Ahmadinejad is vulnerable on the economy – after all, he won in 2005 on a slogan of “putting oil money on the people’s sofreh” [the dining cloth placed on the floor by poorer Iranians]. This can certainly cost him the election, especially if his opponents move from criticising his government’s economic mismanagement to communicating to Iranians some clear alternatives.

This is partly why Ahmadinejad’s supporters were so pleased by the announcement from Mohammad Khatami, the reformist president between 1997 and 2005, that he would contest the June 12 poll.

No-one is more likely to encourage unity among fundamentalists, who believe that Khatami, however committed to the Islamic Republic, would in office undermine it through encouraging “radical” elements. The fundamentalists’ sense of danger has been suitably sharpened by the likes of Mohammad Atrianfar, former editor of Shargh newspaper and an advocate of Khatami, relishing a “full-fledged confrontation” between Khatami and Ahmadinejad.

Hence the sudden talk in the fundamentalist camp of the need for unity. Amir Mohebian, political editor of Resalat newspaper, recently argued that if Ahmadinejad could “display an appropriate element of flexibility, and his flexibility were not seen as an election [ploy], he would make a very good choice” for all fundamentalists to support.
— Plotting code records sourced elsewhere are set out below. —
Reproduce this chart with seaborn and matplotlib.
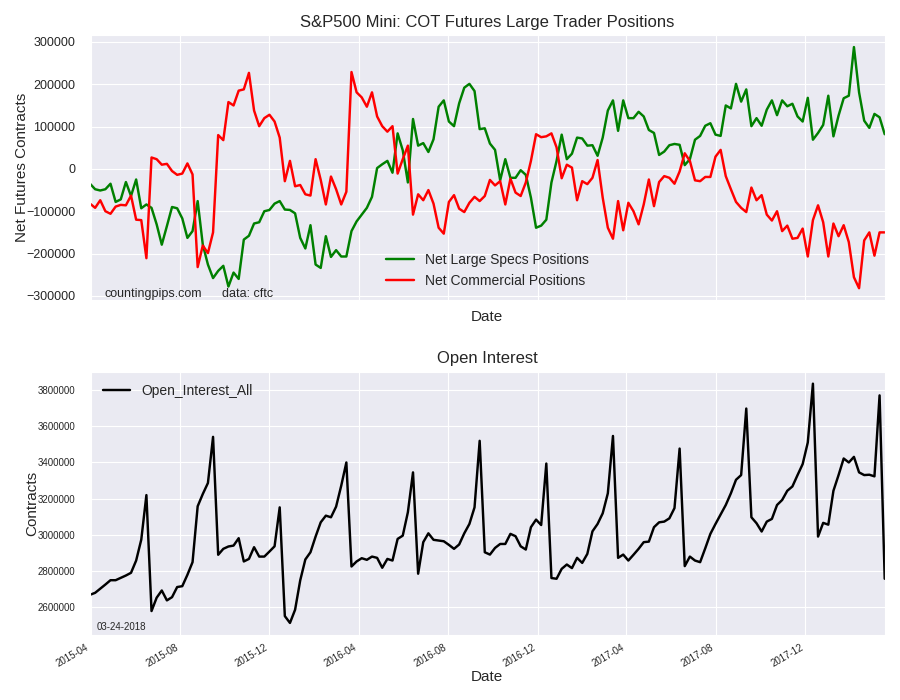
import numpy as np
import pandas as pd
import matplotlib
matplotlib.use('Agg')
import matplotlib.pyplot as plt
import matplotlib.dates as mdates
import seaborn as sns

# weekly COT report dates (Tuesdays)
start_date = '2015-03-31'
n_weeks = 156

# net large speculator positions (thousands of contracts)
large_specs = [-35, -48, -51, -48, -35, -78, -72, -31, -64, -25, -93, -84, -92, -131, -179, -135,
               -90, -93, -117, -163, -147, -76, -179, -226, -258, -241, -229, -278, -245, -260, -167, -158,
               -129, -126, -100, -97, -82, -76, -96, -97, -105, -163, -188, -133, -226, -234, -159, -208,
               -192, -207, -207, -147, -124, -108,
               -92, -66, 2, 11, 19, -9, 84, 44, -32, 118, 55, 61, 40, 70, 147, 162,
               112, 101, 155, 192, 201, 184, 94, 96, 60, 45, -27, 23, -21, -21, -3, -14,
               -68, -139, -134, -120, -32, 19, 81, 23, 36, 74, 72, 55, 56, 31, 74, 138, 162, 90,
               162, 120, 120, 135, 124, 92, 85, 33, 41, 56, 59, 57, 9, 23, 69, 78,
               102, 108, 81, 78, 150, 143, 201, 159, 188, 101, 120, 102, 140, 162, 127, 162,
               148, 154, 124, 112, 168, 69, 85, 104, 173, 77, 126, 167, 173, 288, 181, 114,
               97, 130, 122, 82]

# net commercial positions (thousands of contracts)
commercial = [-82, -92, -74, -100, -106, -89, -85, -86, -63, -120, -121, -211, 27, 23, 10, 12,
              -5, -14, -11, 13, -13, -232, -181, -199, -150, 80, 68, 158, 150, 185, 188, 227,
              138, 101, 120, 128, 112, 74, -29, 19, -41, -38, -60, -63, 23, -26, -84, -18,
              -48, -84, -54, 229, 181, 169,
              147, 181, 124, 101, 88, 101, -11, 23, 55, -108, -60, -74, -50, -82, -139, -153,
              -78, -62, -94, -102, -80, -66, -76, -64, -26, -39, -29, -84, -23, -56, -64, -32,
              19, 82, 75, 77, 84, 51, -22, 10, 3, -74, -29, -36, -21, 21, -68, -139, -165, -76,
              -145, -80, -100, -131, -84, -25, -88, -31, -17, -21, -35, -6, 37, 19, -27, -29,
              -19, -19, 29, 45, -17, -48, -78, -92, -102, -44, -74, -62, -108, -122, -100, -147,
              -134, -165, -163, -141, -207, -121, -86, -126, -207, -129, -159, -133, -173, -256, -282, -169,
              -150, -205, -150, -150]

# open interest (thousands of contracts)
open_interest = [2666, 2677, 2700, 2723, 2747, 2747, 2760, 2773, 2788, 2856, 2972, 3219, 2576, 2650, 2690, 2635,
                 2653, 2709, 2714, 2777, 2847, 3157, 3225, 3286, 3542, 2888, 2921, 2934, 2939, 2980, 2851, 2865,
                 2930, 2878, 2878, 2906, 2935, 3151, 2548, 2510, 2583, 2746, 2862, 2902, 2989, 3068, 3105, 3096,
                 3155, 3271, 3400, 2823, 2851, 2869,
                 2860, 2878, 2871, 2816, 2865, 2856, 2976, 2994, 3124, 3345, 2783, 2958, 3007, 2971, 2967, 2963,
                 2943, 2921, 2945, 3007, 3059, 3151, 3520, 2902, 2889, 2926, 2948, 2948, 3004, 2991, 2935, 2917,
                 3041, 3083, 3053, 3394, 2759, 2755, 2810, 2834, 2814, 2871, 2843, 2893, 3018, 3059, 3118, 3229,
                 3547, 2871,
                 2889, 2856, 2888, 2921, 2958, 2961, 3041, 3068, 3072, 3090, 3147, 3477, 2825, 2878, 2856, 2847,
                 2924, 3004, 3059, 3111, 3164, 3229, 3304, 3330, 3699, 3096, 3063, 3017, 3072, 3087, 3164, 3192,
                 3243, 3267, 3330, 3391, 3511, 3837, 2989, 3065, 3055, 3243, 3330, 3422, 3400, 3431, 3345, 3330,
                 3332, 3323, 3772, 2755]

dates = pd.date_range(start_date, periods=n_weeks, freq='7D')
df = pd.DataFrame({
    'Date': dates,
    'specs': np.array(large_specs) * 1000,
    'comm': np.array(commercial) * 1000,
    'Open_Interest_All': np.array(open_interest) * 1000,
})

sns.set_style('darkgrid')
plt.rcParams['font.family'] = ['Liberation Sans', 'DejaVu Sans']

fig, (ax1, ax2) = plt.subplots(2, 1, figsize=(9, 7), dpi=100, sharex=True)
ax1.set_position([0.1, 0.571, 0.883, 0.379])
ax2.set_position([0.1, 0.093, 0.883, 0.376])

# top: net positions
sns.lineplot(data=df, x='Date', y='specs', ax=ax1, color='green', lw=1.75,
             label='Net Large Specs Positions')
sns.lineplot(data=df, x='Date', y='comm', ax=ax1, color='red', lw=1.75,
             label='Net Commercial Positions')
ax1.set_title('S&P500 Mini: COT Futures Large Trader Positions', fontsize=12)
ax1.set_ylabel('Net Futures Contracts', fontsize=11, labelpad=-2)
ax1.set_xlabel('Date', fontsize=11, labelpad=7)
ax1.xaxis.label.set_visible(True)
ax1.ticklabel_format(style='plain', axis='y')
ax1.tick_params(axis='y', labelsize=9, pad=7)
ax1.legend(loc='lower center', frameon=False, fontsize=10)
ax1.text(0.018, 0.012, 'countingpips.com', transform=ax1.transAxes, fontsize=9)
ax1.text(0.166, 0.012, 'data: cftc', transform=ax1.transAxes, fontsize=9)

# bottom: open interest
sns.lineplot(data=df, x='Date', y='Open_Interest_All', ax=ax2, color='black', lw=1.75,
             label='Open_Interest_All')
ax2.set_title('Open Interest', fontsize=12)
ax2.set_ylabel('Contracts', fontsize=11, labelpad=-1)
ax2.set_xlabel('Date', fontsize=11, labelpad=1)
ax2.ticklabel_format(style='plain', axis='y')
ax2.tick_params(axis='y', labelsize=7, pad=7)
ax2.tick_params(axis='x', pad=2)
ax2.legend(loc='upper left', frameon=False, fontsize=10)
ax2.text(0.008, 0.02, '03-24-2018', transform=ax2.transAxes, fontsize=7)

ax2.set_xlim(dates[0], dates[-1])
ax2.xaxis.set_major_locator(mdates.MonthLocator(bymonth=[4, 8, 12]))
ax2.xaxis.set_major_formatter(mdates.DateFormatter('%Y-%m'))
plt.setp(ax2.get_xticklabels(), rotation=30, ha='right', fontsize=7)

fig.savefig('out.png', dpi=100)
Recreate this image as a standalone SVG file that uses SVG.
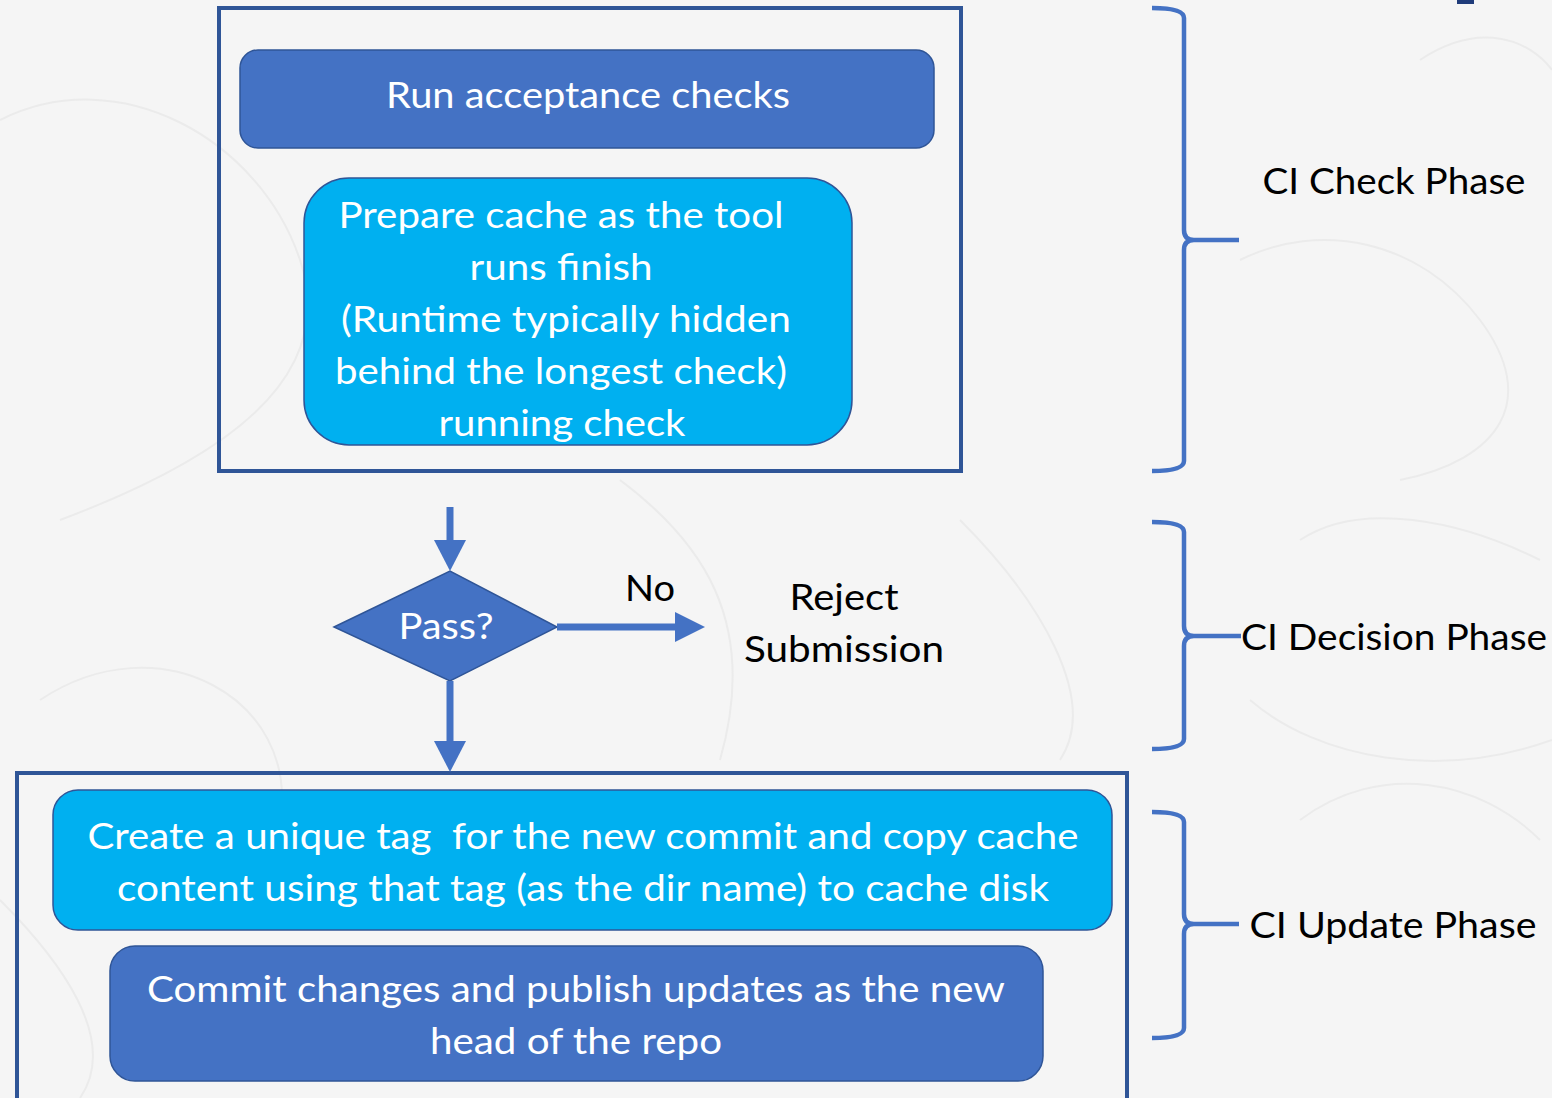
<svg xmlns="http://www.w3.org/2000/svg" width="1552" height="1098" viewBox="0 0 1552 1098">
  <style>
    .frame { fill: none; stroke: #2f5597; stroke-width: 4; }
    .dark { fill: #4472c4; stroke: #2f5597; stroke-width: 1.5; }
    .light { fill: #00b0f0; stroke: #2f5597; stroke-width: 1.5; }
    .wt { fill: #ffffff; font-family: Lato, "Open Sans", "Liberation Sans", sans-serif; font-size: 37px; text-anchor: middle; }
    .bk { fill: #000000; font-family: Lato, "Open Sans", "Liberation Sans", sans-serif; font-size: 37px; text-anchor: middle; }
    .conn { fill: none; stroke: #4472c4; stroke-width: 7; }
    .head { fill: #4472c4; }
    .brace { fill: none; stroke: #4472c4; stroke-width: 4.5; stroke-linejoin: round; }
    .topo { fill: none; stroke: #ebebeb; stroke-width: 2; }
  </style>

  <!-- page background with faint contour texture -->
  <rect x="0" y="0" width="1552" height="1098" fill="#f5f5f5"/>
  <g id="texture">
    <path class="topo" d="M0,120 C120,60 260,140 300,260 S220,460 60,520"/>
    <path class="topo" d="M40,700 C160,620 300,700 280,820"/>
    <path class="topo" d="M620,480 C700,540 760,620 720,760"/>
    <path class="topo" d="M960,520 C1040,600 1100,700 1060,760"/>
    <path class="topo" d="M1240,260 C1320,220 1420,240 1480,320 S1500,460 1400,480"/>
    <path class="topo" d="M1300,540 C1360,500 1460,520 1540,560"/>
    <path class="topo" d="M1250,700 C1320,760 1440,780 1552,740"/>
    <path class="topo" d="M1300,820 C1380,760 1480,780 1540,840"/>
    <path class="topo" d="M1420,60 C1480,20 1530,40 1552,70"/>
    <path class="topo" d="M0,900 C60,960 120,1040 80,1098"/>
  </g>
  <rect x="1457" y="0" width="17" height="4" fill="#1f3c7a"/>

  <!-- CI check phase frame -->
  <g id="check-frame">
    <rect class="frame" x="219" y="8" width="742" height="463"/>
  </g>

  <g id="run-checks">
    <rect class="dark" x="240" y="50" width="694" height="98" rx="18"/>
    <text class="wt" x="588" y="108" textLength="404" lengthAdjust="spacingAndGlyphs">Run acceptance checks</text>
  </g>

  <g id="prepare-cache">
    <rect class="light" x="304" y="178" width="548" height="267" rx="45"/>
    <text class="wt" x="561" y="228" textLength="445" lengthAdjust="spacingAndGlyphs">Prepare cache as the tool</text>
    <text class="wt" x="561" y="280" textLength="183" lengthAdjust="spacingAndGlyphs">runs finish</text>
    <text class="wt" x="566" y="332" textLength="450" lengthAdjust="spacingAndGlyphs">(Runtime typically hidden</text>
    <text class="wt" x="561" y="384" textLength="452" lengthAdjust="spacingAndGlyphs">behind the longest check)</text>
    <text class="wt" x="562" y="436" textLength="247" lengthAdjust="spacingAndGlyphs">running check</text>
  </g>

  <g id="pass-decision">
    <polygon class="dark" points="334,627 450,571 557,627 450,681"/>
    <text class="wt" x="446" y="639" textLength="95" lengthAdjust="spacingAndGlyphs">Pass?</text>
  </g>

  <g id="reject">
    <text class="bk" x="844" y="610" textLength="109" lengthAdjust="spacingAndGlyphs">Reject</text>
    <text class="bk" x="844" y="662" textLength="200" lengthAdjust="spacingAndGlyphs">Submission</text>
  </g>

  <!-- CI update phase frame -->
  <g id="update-frame">
    <rect class="frame" x="17" y="773" width="1110" height="340"/>
  </g>

  <g id="create-tag">
    <rect class="light" x="53" y="790" width="1059" height="140" rx="25"/>
    <text class="wt" x="583" y="849" textLength="991" lengthAdjust="spacingAndGlyphs" xml:space="preserve" style="white-space:pre">Create a unique tag  for the new commit and copy cache</text>
    <text class="wt" x="583" y="901" textLength="932" lengthAdjust="spacingAndGlyphs">content using that tag (as the dir name) to cache disk</text>
  </g>

  <g id="commit-publish">
    <rect class="dark" x="110" y="946" width="933" height="135" rx="25"/>
    <text class="wt" x="576" y="1002" textLength="858" lengthAdjust="spacingAndGlyphs">Commit changes and publish updates as the new</text>
    <text class="wt" x="576" y="1054" textLength="292" lengthAdjust="spacingAndGlyphs">head of the repo</text>
  </g>

  <!-- connectors -->
  <g id="connectors">
    <line class="conn" x1="450" y1="507" x2="450" y2="542"/>
    <polygon class="head" points="434,540 466,540 450,571"/>
    <line class="conn" x1="557" y1="627" x2="677" y2="627"/>
    <polygon class="head" points="675,612 705,627 675,642"/>
    <text class="bk" x="650" y="601" textLength="50" lengthAdjust="spacingAndGlyphs">No</text>
    <line class="conn" x1="450" y1="681" x2="450" y2="743"/>
    <polygon class="head" points="434,741 466,741 450,772"/>
  </g>

  <!-- phase braces and labels -->
  <g id="phase-check">
    <path class="brace" d="M1152,8 Q1184,8 1184,18 L1184,230 Q1184,240 1194,240 L1239,240 M1194,240 Q1184,240 1184,250 L1184,461 Q1184,471 1152,471"/>
    <text class="bk" x="1394" y="194" textLength="263" lengthAdjust="spacingAndGlyphs">CI Check Phase</text>
  </g>
  <g id="phase-decision">
    <path class="brace" d="M1152,522 Q1184,522 1184,532 L1184,626 Q1184,636 1194,636 L1241,636 M1194,636 Q1184,636 1184,646 L1184,739 Q1184,749 1152,749"/>
    <text class="bk" x="1394" y="650" textLength="306" lengthAdjust="spacingAndGlyphs">CI Decision Phase</text>
  </g>
  <g id="phase-update">
    <path class="brace" d="M1152,812 Q1184,812 1184,822 L1184,914 Q1184,924 1194,924 L1239,924 M1194,924 Q1184,924 1184,934 L1184,1028 Q1184,1038 1152,1038"/>
    <text class="bk" x="1393" y="938" textLength="287" lengthAdjust="spacingAndGlyphs">CI Update Phase</text>
  </g>
</svg>
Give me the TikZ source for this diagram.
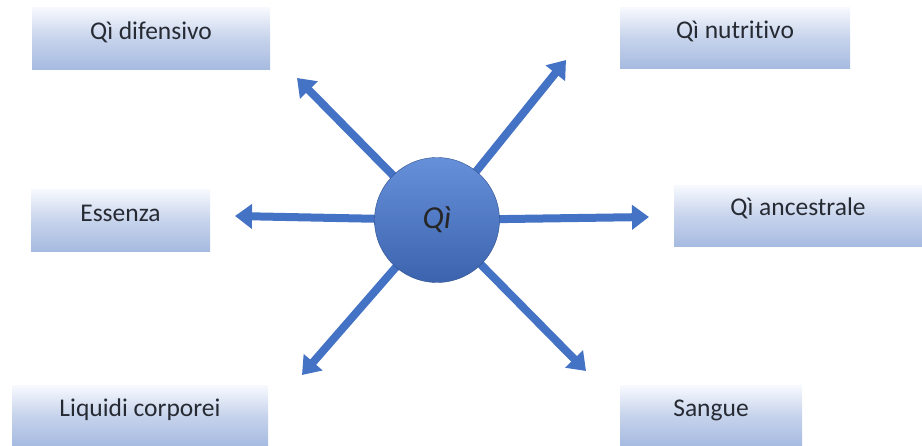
\documentclass[tikz,border=0pt]{standalone}
\usepackage{fontspec}
\setmainfont{Carlito}[Ligatures=NoCommon]
\usetikzlibrary{arrows.meta}
\definecolor{qblue}{HTML}{4472C4}
\definecolor{qdark}{HTML}{3B63AE}
\definecolor{qlight}{HTML}{6790DA}
\definecolor{boxbot}{HTML}{A6BAE0}
\definecolor{boxtop}{HTML}{F6F8FD}
\definecolor{txt}{HTML}{262A33}
\tikzset{
  lbox/.style={rectangle, inner sep=0pt, top color=boxtop, bottom color=boxbot, middle color=boxtop!40!boxbot},
  lbl/.style={text=txt, font=\fontsize{25.5}{28}\selectfont, inner sep=0pt},
  ray/.style={draw=qblue, line width=8pt, -{Triangle[width=24pt,length=17pt]}},
}
\begin{document}
\begin{tikzpicture}[x=1pt,y=-1pt]
\useasboundingbox (0,0) rectangle (922,446);
% boxes
\node[lbox, minimum width=238pt, minimum height=62pt] (dif) at (151,39) {};
\node[lbl] at ([yshift=7pt]dif.center) {Qì difensivo};
\node[lbox, minimum width=230pt, minimum height=61pt] (nut) at (735,38.5) {};
\node[lbl] at ([yshift=7pt]nut.center) {Qì nutritivo};
\node[lbox, minimum width=179pt, minimum height=62pt] (ess) at (120.5,221) {};
\node[lbl] at ([yshift=8pt]ess.center) {Essenza};
\node[lbox, minimum width=248pt, minimum height=61pt] (anc) at (798,216.5) {};
\node[lbl] at ([yshift=8pt]anc.center) {Qì ancestrale};
\node[lbox, minimum width=256pt, minimum height=60pt] (liq) at (140,416) {};
\node[lbl] at ([yshift=6pt]liq.center) {Liquidi corporei};
\node[lbox, minimum width=182pt, minimum height=60pt] (san) at (711,416) {};
\node[lbl] at ([yshift=6pt]san.center) {Sangue};
% arrow endpoints
\coordinate (c) at (437,220);
\coordinate (tNW) at (297,78);
\coordinate (tNE) at (566,60);
\coordinate (tW) at (235,216);
\coordinate (tE) at (649,217);
\coordinate (tSW) at (302,375);
\coordinate (tSE) at (586,371);
\draw[ray] (c) -- (tNW);
\draw[ray] (c) -- (tNE);
\draw[ray] (c) -- (tW);
\draw[ray] (c) -- (tE);
\draw[ray] (c) -- (tSW);
\draw[ray] (c) -- (tSE);
% central circle
\node[circle, minimum size=125pt, inner sep=0pt, top color=qlight, bottom color=qdark, draw=qdark!80!black, line width=0.4pt, font=\fontsize{32}{36}\selectfont\itshape, text=black!85] (qi) at (c) {Qì};
\end{tikzpicture}
\end{document}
Mohebian, as ever, shows mixed feelings about Ahmadinejad. On the one hand he recognises the “skill and acumen in understanding the political arena of elections” that brought the blacksmith’s son to office in the first place. But on the other hand, he argues that “the views [of the principle-ist candidate] must be compatible with the consensual views of the principle-ists” .

This has hardly been the case during the four years of Ahmadinejad’s presidency, but in recent weeks Ahmadinejad has launched a charm offensive with meetings with Mohammed Bagher Ghalibaf, a potential challenger, with clerics in Qom and with leading members of Motalefeh, the Islamic coalition party.

Suddenly, there are whispers of realignment with the aim of establishing a government after the election with support of the whole fundamentalist camp.

It is a difficult choice for Ahmadinejad. He has the momentum of incumbency – and when push comes shove, especially if Khatami does not withdraw, fundamentalists may feel obliged to back him. But on the other hand, if a single reformist clearly emerges as a challenger, the fundamentalists may worry they could lose the election.

A key figure in this could be Ghalibaf, the 47-year-old Tehran mayor, who seemed set to offer voters a more consensual style of fundamentalism and who several months back gathered celebrities and economists in his support with a slogan of “restoring tranquility.”

It may be that Ghalibaf, at the right price, will fall in behind Ahmadinejad.

A former national police chief and wartime military commander, Ghalibaf gained 4.08m votes in the 2005 election, missing the run-off ballot by only 1.6m votes, although his slick election style, including broadcasts, alienated many fundamentalists.

As Tehran mayor, Ghalibaf has enhanced his reputation for effective management without capturing the imagination the way he did as national police chief with simple ideas like the 110 emergency line and shifting policemen from Paykans to Mercedes.

So it may be that Ghalibaf can be persuaded to bide his time for a challenge in 2013, when he will still be 51, rather than face a second defeat now and become what one parliamentary deputy called a “burnt pawn.”

The 2009 presidential elections still have a long way to run.